FRANK FISCHER L’interopérabilité et la compatibilité avec un standard existant peuvent apparaître importantes pour des industriels ou des intégrateurs qui ne souhaitent pas être pieds et poings liés avec un fournisseur particulier. Cela a été le cas dans le domaine de la télérelève de compteurs où le Wireless M-Bus a pu largement s’imposer. Cette technologie est d’ailleurs de plus en plus utilisée dans d’autres secteurs où il faut récupérer des données en local. Avec sa portée jusqu’à un kilomètre, sa basse consommation, son débit élevé, sa forte autonomie (dix ans par exemple avec une pile 3 V et une puissance d’émission de 25 mW), ses avantages sont multiples. Le Wireless M-Bus permet ainsi de déployer de nouveaux services sans avoir à déployer de nouvelles infrastructures ; c’est le cas par exemple du contrôle en temps réel de réseaux d’eau potable à des fins d’optimisation des coûts et de maintenance prédictive. Pour répondre à la demande, Adeunis RF a ainsi développé un émetteur radio prêt à l’emploi (voir photo ci-dessus) qui permet de transformer tout type de capteur 0-10V, 4-20 mA ou TOR en un capteur sans fil apte à communiquer sur une infrastructure Wireless M-Bus déjà déployée. L’utilisation d’un standard permet ici de réaliser des économies substantielles.

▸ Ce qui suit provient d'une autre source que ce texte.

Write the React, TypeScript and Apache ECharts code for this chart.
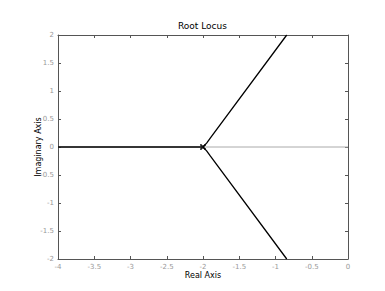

Au-delà, l’interopérabilité n’apparaît plus comme un critère aussi critique que par le passé. Les utilisateurs souhaitent surtout que leurs données soient envoyées par le meilleur moyen possible jusqu’au système d’information capable de les traiter, quitte à passer par des passerelles matérielles ou logicielles. C’est la raison pour laquelle on voit apparaître, notamment dans le domaine de la domotique où ont toujours régné des approches propriétaires, des passerelles aptes à comprendre plusieurs protocoles radio et associées, au niveau des serveurs en nuage, à des connecteurs logiciels capables d’interpréter n’importe quelle donnée, quelle que soit son origine, puis de les fournir à un système d’information. La criticité technique, de ce fait, se déplace aujourd’hui vers le nuage.